In the last election, Mackinac Island had 646 registered voters. Of those, Mrs. Lennard estimates she will have 200 absentee ballots for the special education millage election in November and approximately 300 for next year's Presidential election. Absentee ballot requests drop during the summer season, she said, with many voters returning to the Island.
The special education millage is sponsored by the Eastern Upper Peninsula Intermediate School District (ISD), which is seeking 0.75 mills in all E.U.P. school districts to raise $1.4 million over three years. The proposal was defeated throughout the Eastern Upper Peninsula last may, with Island voters rejecting it 133 to 104.
Under the ISD's distribution proposal, Island property owners would have contributed $130,697 to the program but the Island school would have received only $28,000 of that back.

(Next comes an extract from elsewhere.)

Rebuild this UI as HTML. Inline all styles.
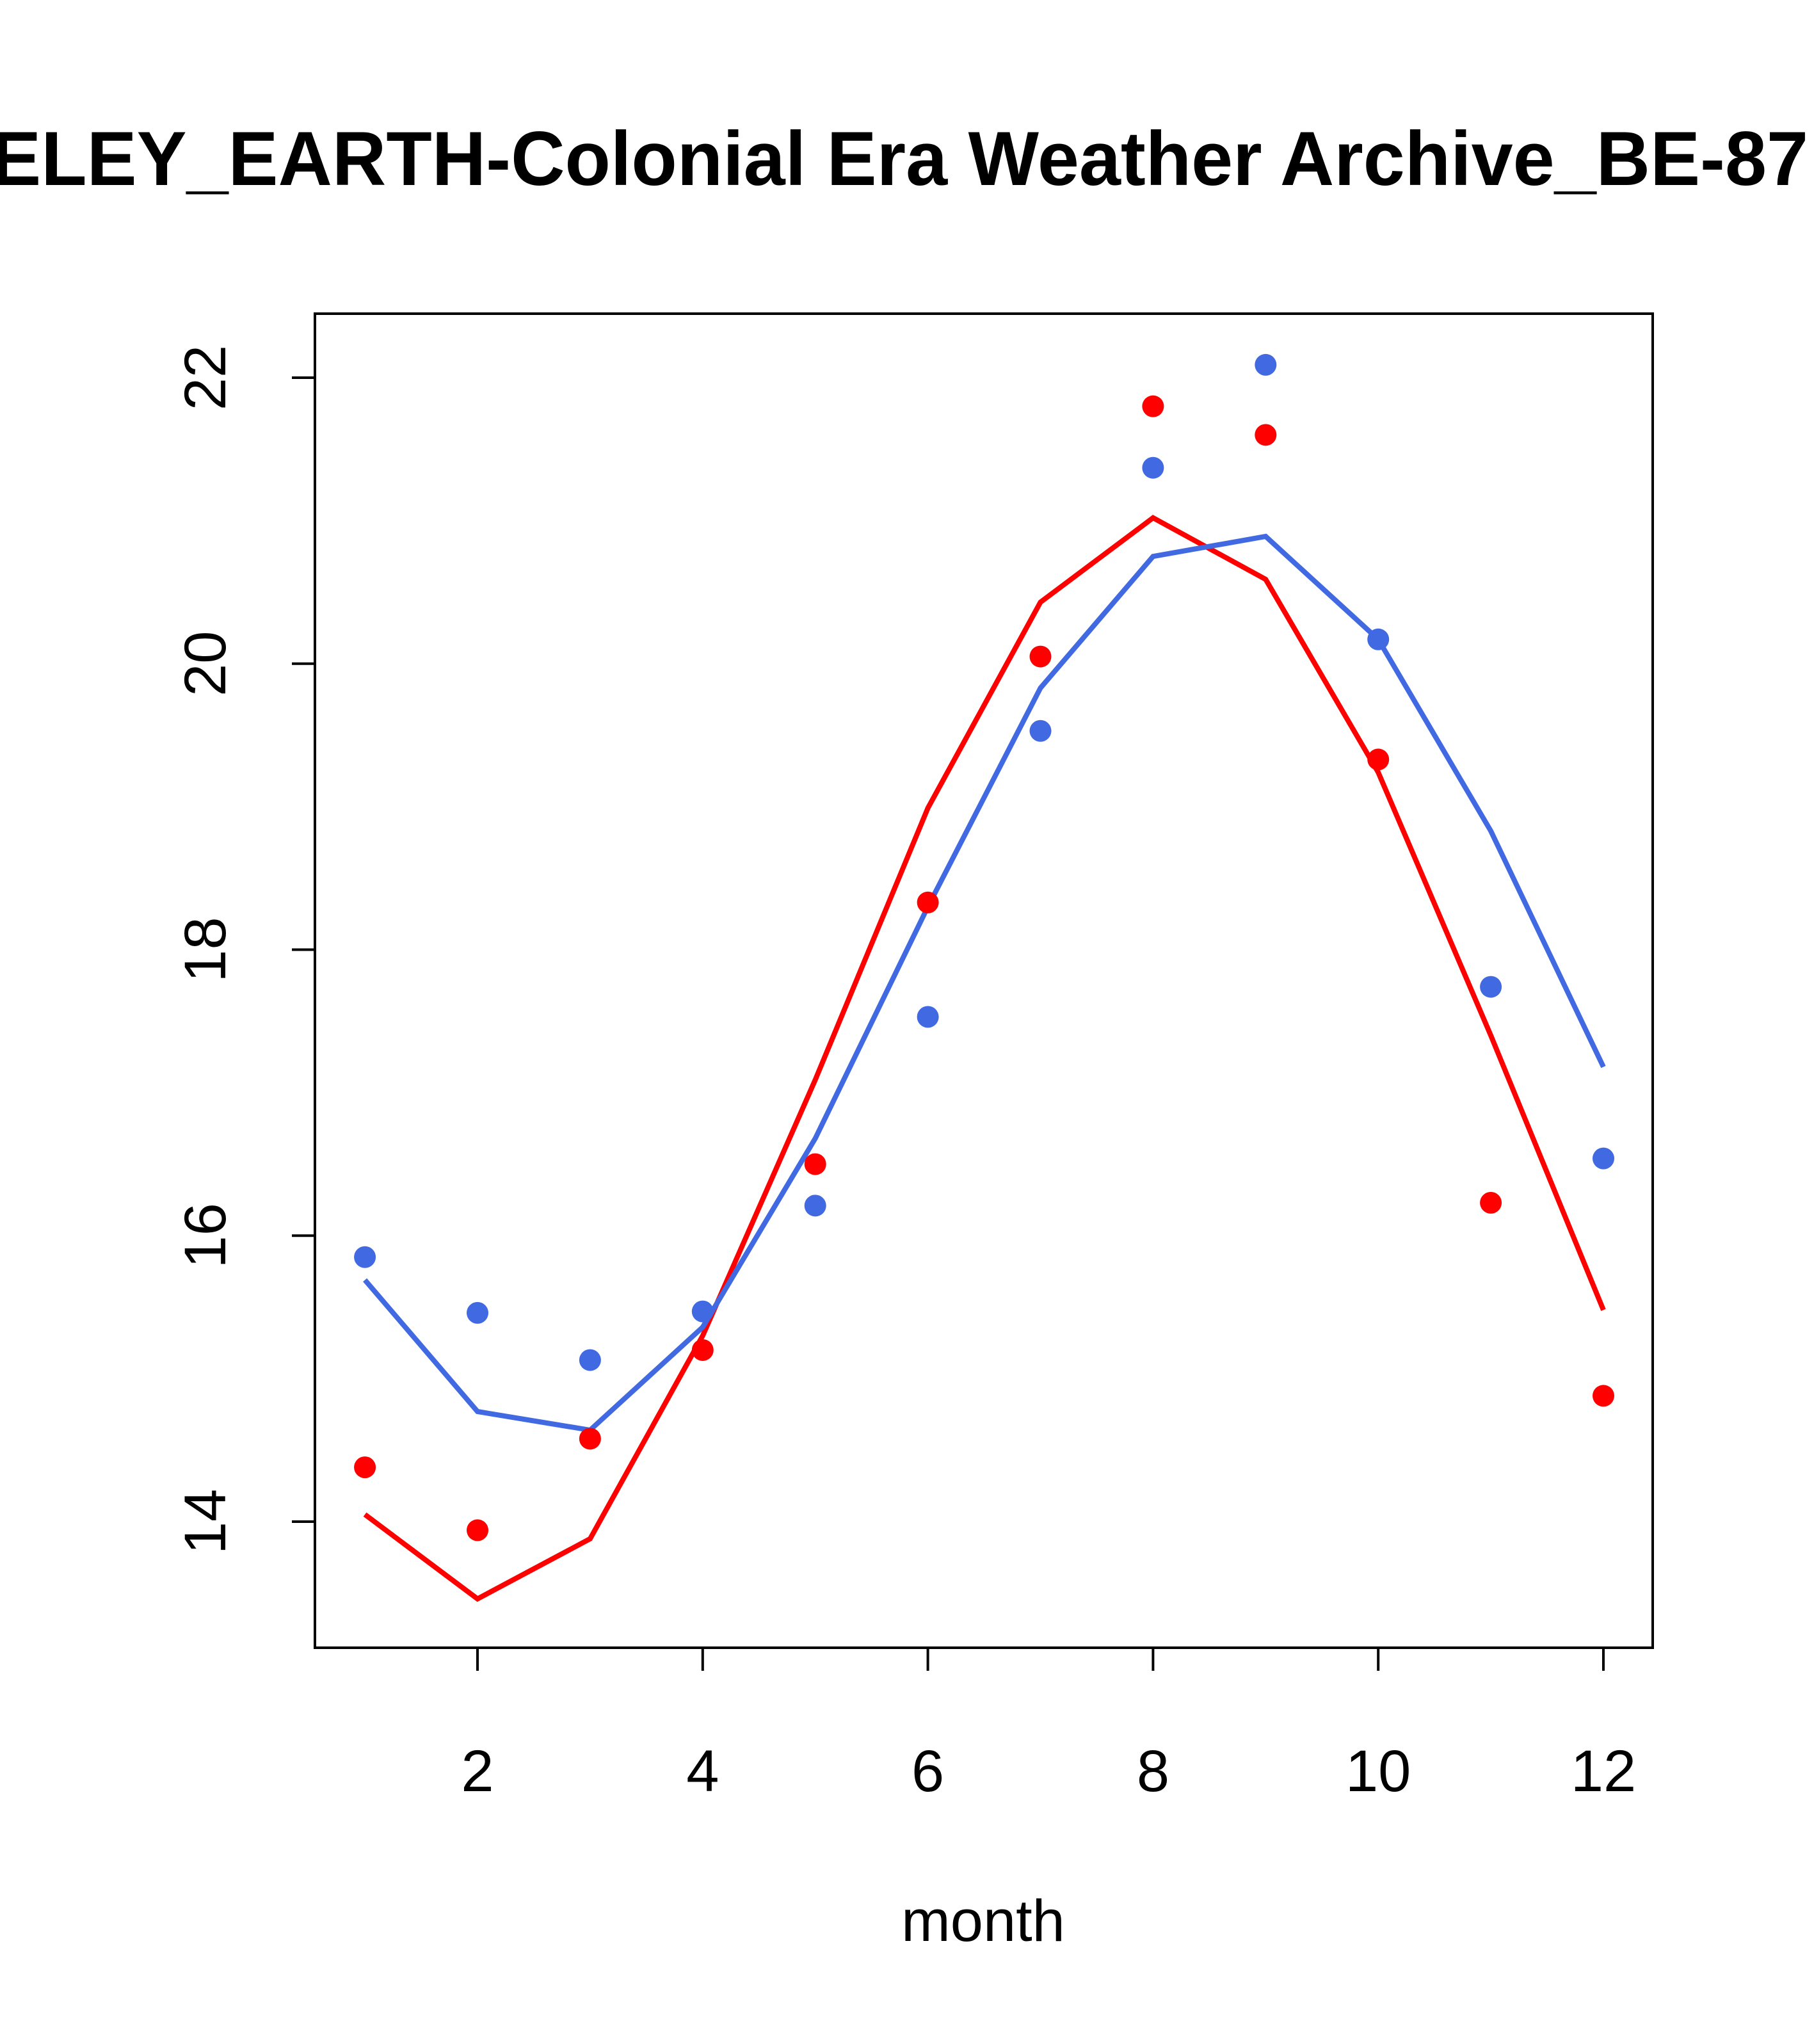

If the proposal fails again in November, the ISD could ask voters to reconsider as early as February.
The ISD is paying for the November election costs, which include ballots and election staff in each district, but the City of Mackinac Island will pay for the other elections. It has budgeted enough to cover the January primary. For its new fiscal year beginning April 1, the city will need to budget for the three other 2008 elections. Each election, Mrs. Lennard said, costs the city about $2,000.